The method of factor tree is straightforward. Take the number, and then, with two arrows representing the branches of a tree, you break the number into any of the factors. You do this process until you reach the prime factors.

Example 1:

Find the prime factors of 36 using factor tree method.

Solution:

We see that the prime factors of 36 are 2 and 3. So, we can write the prime factorization of 36 as:

36 = 2 x 2 x 3 x 3.

One benefit of using the factor tree is that this method is graphical in how it represents the breakdown into factors. However, reaching the prime factors can be time-consuming.

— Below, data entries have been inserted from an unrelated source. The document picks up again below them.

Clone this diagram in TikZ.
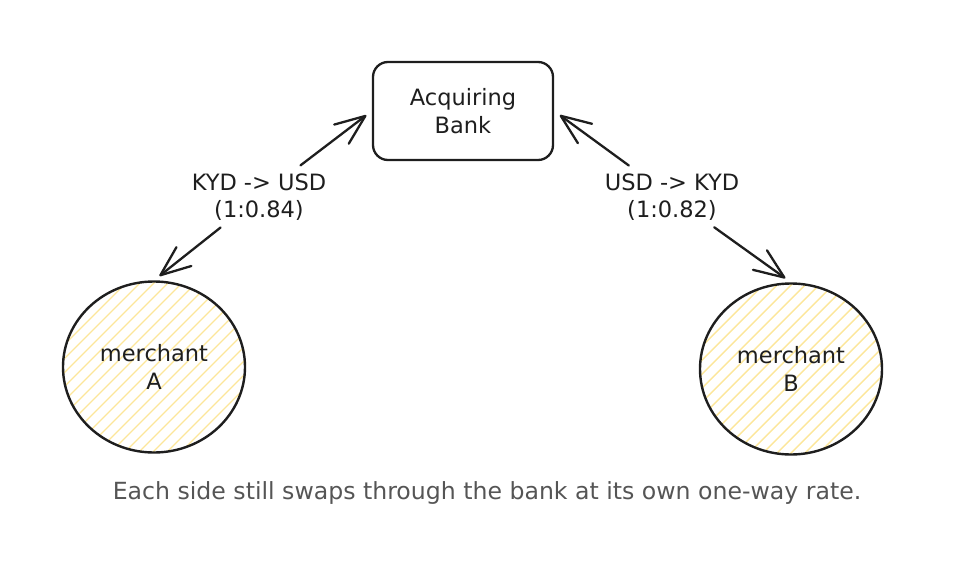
\documentclass[tikz,border=0pt]{standalone}
\usepackage{fontspec}
\setmainfont{DejaVu Sans}
\usetikzlibrary{arrows.meta,shapes.geometric}
\definecolor{ink}{HTML}{1E1E1E}
\definecolor{hatchy}{HTML}{FCE69A}
\definecolor{capgray}{HTML}{555555}
\begin{document}
\begin{tikzpicture}[x=1pt,y=-1pt,
  every node/.style={font=\fontsize{22.5}{27.5}\selectfont, text=ink, align=center},
  bankbox/.style={draw=ink, line width=2.3pt, rounded corners=15pt,
    minimum width=180pt, minimum height=98pt},
  merchant/.style={ellipse, draw=ink, line width=2.4pt, inner sep=0pt,
    minimum width=182pt, minimum height=171pt,
    path picture={
      \foreach \i in {-238,-224,...,238}
        \draw[hatchy, line width=1.4pt]
          ([xshift=\i pt]path picture bounding box.center)
          +(-110pt,-110pt) -- +(110pt,110pt);
    }},
  rate/.style={inner sep=3pt},
  link/.style={draw=ink, line width=2.3pt, line cap=round,
    -{Straight Barb[length=30pt,width=24pt,round]}},
  caption/.style={text=capgray, font=\fontsize{23.6}{28}\selectfont},
]
\useasboundingbox (0,0) rectangle (956,578);

\node[bankbox] (bank) at (463,111) {Acquiring\\Bank};
\node[merchant] (mA) at (154,367) {merchant\\A};
\node[merchant] (mB) at (791,369) {merchant\\B};

\node[rate] (rA) at (259,197) {KYD -> USD\\(1:0.84)};
\node[rate] (rB) at (672,197) {USD -> KYD\\(1:0.82)};

\draw[link, shorten <=8pt, shorten >=7pt] (rA) -- (bank.west);
\draw[link, shorten <=6pt, shorten >=7pt] (rA) -- (mA.north);
\draw[link, shorten <=8pt, shorten >=7pt] (rB) -- (bank.east);
\draw[link, shorten <=6pt, shorten >=7pt] (rB) -- (mB.north);

\node[caption] (cap) at (487,493) {Each side still swaps through the bank at its own one-way rate.};
\end{tikzpicture}
\end{document}
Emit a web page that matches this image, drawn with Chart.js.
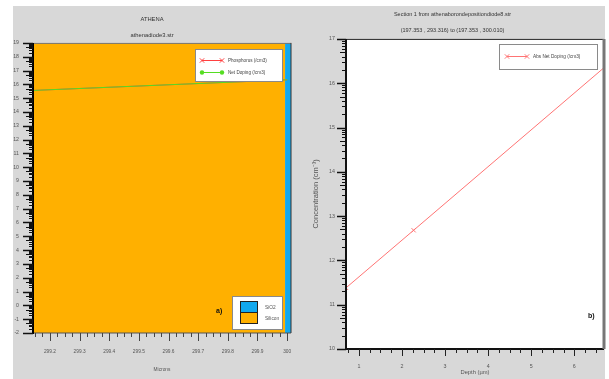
<!DOCTYPE html>
<html>
<head>
<meta charset="utf-8">
<script src="https://cdn.jsdelivr.net/npm/chart.js@4.4.1/dist/chart.umd.min.js"></script>
<style>
  html, body { margin: 0; padding: 0; background: #fff; }
  body { width: 609px; height: 379px; position: relative; overflow: hidden; }
  #bg { position: absolute; left: 13px; top: 6px; width: 592px; height: 373px; background: #d8d8d8; }
  .panel { position: absolute; top: 6px; }
  #leftWrap { left: 13px; }
  #rightWrap { left: 300px; }
</style>
</head>
<body>
<div id="bg"></div>
<div class="panel" id="leftWrap"><canvas id="chartLeft" width="287" height="373"></canvas></div>
<div class="panel" id="rightWrap"><canvas id="chartRight" width="309" height="373"></canvas></div>
<script>
const FONT = "'Liberation Sans', Arial, sans-serif";

// a) ATHENA structure
const leftX = [299.143, 300.0];
const phosphorus = [15.56, 16.33];
const netDoping = [15.56, 16.33];
const siliconX = [299.143, 299.993];
const oxideX = [299.993, 300.013];
const regionTop = [19, 19];

// b) cut line
const depth = [0.7, 2.27, 6.69];
const absNetDoping = [11.38, 12.68, 16.35];

function pts(xs, ys) {
  return xs.map((x, i) => ({ x: x, y: ys[i] }));
}

function seg(ctx, x1, y1, x2, y2) {
  ctx.beginPath();
  ctx.moveTo(x1, y1);
  ctx.lineTo(x2, y2);
  ctx.stroke();
}

function marker(ctx, style, x, y, r, color) {
  ctx.save();
  ctx.strokeStyle = color;
  ctx.fillStyle = color;
  ctx.lineWidth = 1;
  if (style === "crossRot") {
    seg(ctx, x - r, y - r, x + r, y + r);
    seg(ctx, x - r, y + r, x + r, y - r);
  } else {
    ctx.beginPath();
    ctx.arc(x, y, r, 0, Math.PI * 2);
    ctx.fill();
  }
  ctx.restore();
}

// ticks with log style minors on y
const axisMarks = {
  id: "axisMarks",
  afterDraw(chart, args, o) {
    const { ctx, chartArea: a } = chart;
    const x = chart.scales.x, y = chart.scales.y;
    ctx.save();
    ctx.strokeStyle = o.color;
    ctx.lineWidth = 1.5;
    y.ticks.forEach((t) => {
      const p = Math.round(y.getPixelForValue(t.value)) + 0.5;
      seg(ctx, a.left - o.yMajor, p, a.left, p);
    });
    ctx.lineWidth = 1;
    for (let v = Math.floor(y.min); v < y.max; v++) {
      for (let k = 2; k <= 9; k++) {
        const val = v + Math.log10(k);
        if (val < y.min || val > y.max) continue;
        const p = Math.round(y.getPixelForValue(val)) + 0.5;
        seg(ctx, a.left - (k === 5 ? o.yMid : o.yMinor), p, a.left, p);
      }
    }
    ctx.strokeStyle = o.xColor;
    x.ticks.forEach((t) => {
      const p = Math.round(x.getPixelForValue(t.value)) + 0.5;
      seg(ctx, p, a.bottom, p, a.bottom + o.xMajor);
    });
    const n0 = Math.ceil(x.min / o.xStep - 1e-6);
    const n1 = Math.floor(x.max / o.xStep + 1e-6);
    for (let i = n0; i <= n1; i++) {
      const val = i * o.xStep;
      if (x.ticks.some((t) => Math.abs(t.value - val) < o.xStep / 2)) continue;
      const p = Math.round(x.getPixelForValue(val)) + 0.5;
      seg(ctx, p, a.bottom, p, a.bottom + o.xMinor);
    }
    ctx.restore();
  },
};

// plot box
const frame = {
  id: "frame",
  beforeDatasetsDraw(chart, args, o) {
    if (!o.fill) return;
    const a = chart.chartArea, ctx = chart.ctx;
    ctx.save();
    ctx.fillStyle = o.fill;
    ctx.fillRect(a.left, a.top, a.width, a.height);
    ctx.restore();
  },
  afterDatasetsDraw(chart, args, o) {
    const a = chart.chartArea, ctx = chart.ctx;
    ctx.save();
    const s = o.sides;
    ctx.strokeStyle = s.top[0]; ctx.lineWidth = s.top[1];
    seg(ctx, a.left, a.top + 0.5, a.right, a.top + 0.5);
    ctx.strokeStyle = s.bottom[0]; ctx.lineWidth = s.bottom[1];
    seg(ctx, a.left, a.bottom, a.right, a.bottom);
    ctx.strokeStyle = s.right[0]; ctx.lineWidth = s.right[1];
    seg(ctx, a.right, a.top, a.right, a.bottom);
    ctx.strokeStyle = s.left[0]; ctx.lineWidth = s.left[1];
    seg(ctx, a.left, a.top, a.left, a.bottom + 1);
    ctx.restore();
  },
};

// boxed legends + panel tag
const boxLegend = {
  id: "boxLegend",
  afterDraw(chart, args, o) {
    const ctx = chart.ctx;
    (o.boxes || []).forEach((b) => {
      ctx.save();
      ctx.fillStyle = "#fff";
      ctx.fillRect(b.x, b.y, b.w, b.h);
      ctx.strokeStyle = "#8a8a8a";
      ctx.lineWidth = 1;
      ctx.strokeRect(b.x + 0.5, b.y + 0.5, b.w, b.h);
      ctx.font = b.font;
      ctx.textBaseline = "middle";
      b.items.forEach((idx, i) => {
        const ds = chart.data.datasets[idx];
        const cy = b.y + b.first + i * b.gap;
        if (b.kind === "swatch") {
          ctx.fillStyle = ds.backgroundColor;
          ctx.fillRect(b.x + b.sx, cy - b.sh / 2, b.sw, b.sh);
          ctx.strokeStyle = "#222";
          ctx.strokeRect(b.x + b.sx + 0.5, cy - b.sh / 2 + 0.5, b.sw, b.sh);
          ctx.fillStyle = "#555";
          ctx.fillText(ds.label, b.x + b.tx, cy + 1.5);
        } else {
          const x1 = b.x + b.sx, x2 = b.x + b.sx + b.sw;
          ctx.strokeStyle = ds.borderColor;
          ctx.lineWidth = 1;
          seg(ctx, x1, cy + 0.5, x2, cy + 0.5);
          marker(ctx, ds.legendMarker, x1, cy + 0.5, 2.2, ds.borderColor);
          marker(ctx, ds.legendMarker, x2, cy + 0.5, 2.2, ds.borderColor);
          ctx.fillStyle = "#444";
          ctx.fillText(ds.label, b.x + b.tx, cy + 0.5);
        }
      });
      ctx.restore();
    });
    if (o.tag) {
      ctx.save();
      ctx.font = "bold 7px " + FONT;
      ctx.fillStyle = "#111";
      ctx.textBaseline = "middle";
      ctx.fillText(o.tag.text, o.tag.x, o.tag.y);
      ctx.restore();
    }
  },
};

Chart.register(axisMarks, frame, boxLegend);

const tickFont = (size) => ({ family: FONT, size: size });
const fitX = (h) => (s) => { s.height = h; s.paddingLeft = 0; s.paddingRight = 0; };
const fitY = (w) => (s) => { s.width = w; s.paddingTop = 0; s.paddingBottom = 0; };

new Chart(document.getElementById("chartLeft"), {
  type: "line",
  data: {
    datasets: [
      {
        label: "Net Doping (/cm3)",
        data: pts(leftX, netDoping),
        borderColor: "#55dd22",
        borderWidth: 1,
        pointRadius: 0,
        legendMarker: "circle",
        order: 0,
      },
      {
        label: "Phosphorus (/cm3)",
        data: pts(leftX, phosphorus),
        borderColor: "#ff4040",
        borderWidth: 1,
        pointRadius: 0,
        legendMarker: "crossRot",
        order: 1,
      },
      {
        label: "SiO2",
        data: pts(oxideX, regionTop),
        borderWidth: 0,
        pointRadius: 0,
        backgroundColor: "#12a8ee",
        fill: "start",
        order: 2,
      },
      {
        label: "Silicon",
        data: pts(siliconX, regionTop),
        borderWidth: 0,
        pointRadius: 0,
        backgroundColor: "#ffb000",
        fill: "start",
        order: 3,
      },
    ],
  },
  options: {
    responsive: false,
    animation: false,
    layout: { padding: { left: 0, right: 9, top: 0, bottom: 0 } },
    plugins: {
      legend: { display: false },
      tooltip: { enabled: false },
      title: {
        display: true,
        text: "ATHENA",
        color: "#333",
        font: { family: FONT, size: 5.8, weight: "normal" },
        padding: { top: 9.5, bottom: 2 },
      },
      subtitle: {
        display: true,
        text: "athenadiode3.str",
        color: "#333",
        font: { family: FONT, size: 5.8 },
        padding: { top: 7, bottom: 4.5 },
      },
      axisMarks: { color: "#111", xColor: "#444", yMajor: 10, yMid: 7, yMinor: 4, xMajor: 8, xMinor: 4, xStep: 0.025 },
      frame: {
        sides: { top: ["#777", 1], bottom: ["#555", 1], right: ["#333", 1], left: ["#000", 2] },
      },
      boxLegend: {
        boxes: [
          { x: 182, y: 43, w: 87, h: 32, items: [1, 0], first: 11, gap: 12, sx: 7, sw: 20, tx: 33, font: "4.6px " + FONT },
          { x: 219, y: 290, w: 50, h: 33, items: [2, 3], kind: "swatch", first: 10.5, gap: 11, sx: 8, sw: 17, sh: 11, tx: 33, font: "4.8px " + FONT },
        ],
        tag: { text: "a)", x: 203, y: 305 },
      },
    },
    scales: {
      x: {
        type: "linear",
        min: 299.143,
        max: 300.013,
        grid: { display: false, drawTicks: false },
        border: { display: false },
        ticks: {
          stepSize: 0.1,
          includeBounds: false,
          autoSkip: false,
          maxRotation: 0,
          padding: 15.7,
          color: "#555",
          font: tickFont(4.8),
          callback: (v) => String(+v.toFixed(2)),
        },
        title: {
          display: true,
          text: "Microns",
          color: "#555",
          font: tickFont(4.8),
          padding: { top: 0, bottom: 6.5 },
        },
        afterFit: fitX(46),
      },
      y: {
        min: -2,
        max: 19,
        grid: { display: false, drawTicks: false },
        border: { display: false },
        ticks: {
          stepSize: 1,
          autoSkip: false,
          padding: 14,
          color: "#555",
          font: tickFont(5.2),
          callback: (v) => String(v),
        },
        afterFit: fitY(20),
      },
    },
  },
});

new Chart(document.getElementById("chartRight"), {
  type: "line",
  data: {
    datasets: [
      {
        label: "Abs Net Doping (/cm3)",
        data: pts(depth, absNetDoping),
        borderColor: "#ff7474",
        borderWidth: 1,
        pointStyle: "crossRot",
        pointRadius: [3, 3, 0],
        pointBorderColor: "#ff7474",
        pointBorderWidth: 1,
        legendMarker: "crossRot",
      },
    ],
  },
  options: {
    responsive: false,
    animation: false,
    layout: { padding: { left: 0, right: 4, top: 0, bottom: 0 } },
    plugins: {
      legend: { display: false },
      tooltip: { enabled: false },
      title: {
        display: true,
        text: "Section 1 from athenaborondepositiondiode8.str",
        color: "#333",
        font: { family: FONT, size: 5.5, weight: "normal" },
        padding: { top: 4.7, bottom: 2 },
      },
      subtitle: {
        display: true,
        text: "(197.353 , 293.316) to (197.353 , 300.010)",
        color: "#333",
        font: { family: FONT, size: 5.5 },
        padding: { top: 7.4, bottom: 5.6 },
      },
      axisMarks: { color: "#111", xColor: "#222", yMajor: 9, yMid: 6, yMinor: 4, xMajor: 7, xMinor: 4, xStep: 0.25 },
      frame: {
        fill: "#fff",
        sides: { top: ["#222", 1], bottom: ["#111", 2], right: ["#777", 3], left: ["#111", 2] },
      },
      boxLegend: {
        boxes: [
          { x: 199, y: 38, w: 98, h: 25, items: [0], first: 12, gap: 12, sx: 8, sw: 20, tx: 34, font: "4.7px " + FONT },
        ],
        tag: { text: "b)", x: 288, y: 310 },
      },
    },
    scales: {
      x: {
        type: "linear",
        min: 0.7,
        max: 6.69,
        grid: { display: false, drawTicks: false },
        border: { display: false },
        ticks: {
          stepSize: 1,
          includeBounds: false,
          autoSkip: false,
          maxRotation: 0,
          padding: 14.8,
          color: "#555",
          font: tickFont(5.3),
          callback: (v) => String(v),
        },
        title: {
          display: true,
          text: "Depth (µm)",
          color: "#555",
          font: tickFont(5.8),
          padding: { top: 0, bottom: 3.5 },
        },
        afterFit: fitX(30),
      },
      y: {
        min: 10,
        max: 17,
        grid: { display: false, drawTicks: false },
        border: { display: false },
        ticks: {
          stepSize: 1,
          autoSkip: false,
          padding: 11,
          color: "#555",
          font: tickFont(5.3),
          callback: (v) => String(v),
        },
        title: {
          display: true,
          text: "Concentration (cm⁻³)",
          color: "#555",
          font: tickFont(7.5),
          padding: { top: 11.5, bottom: 0 },
        },
        afterFit: fitY(46),
      },
    },
  },
});
</script>
</body>
</html>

As the name suggests, in this method, we begin by dividing the number with its smallest prime factor, and we keep on dividing the resultant quotient with its smallest prime factor until we reach 1 as the final quotient. Here’s an example.

Finding prime factors of 36 using repeated division method:

In this case, we divide 36 by the prime factor of 2 and get the resultant quotient 18, which we divide with 2 again. We keep on dividing until we get the number 1.

So, 36 = 2 x 2 x 3 x 3

The prime factors of 36 are 2 and 3.

FAQ (Frequently Asked Questions)

1. How should I begin the method of repeated division to find out prime factors of any given number?

You should begin this method by choosing any prime number which is the factor of that number. So, in the example of finding the prime factors of 36, we can see that the number is even. So, if the number is even that means, one of the prime factors would be two. So, we begin the process by dividing the number by 2 which is also the lowest prime number. After division, we find the number 18. 18 is again an even number, so we can still divide it by 2 to continue our process. Then we encounter 9. 3 is the lowest prime factor of 9. So, we divide 9 by 3. Then we are left with 3 itself, meaning another division by 3 would make the quotient 1. You can use divisibility tests to find the lowest prime factor.

2. What is the best method to use the factor tree or repeated division?

You can use any method in any question and get the prime factors. However, we prefer to use the method of repeated division for larger numbers. The main reason why we prefer that method is because it is relatively easier to keep track of the factors and it is less time-consuming. You can find all the prime factors of the number on the left-hand margin easily. One major disadvantage of the factor tree method is that the amount of space each answer takes. You can definitely draw out a tree for a small number. But when the number is bigger, the branches increase, and the chances to make an error also increases.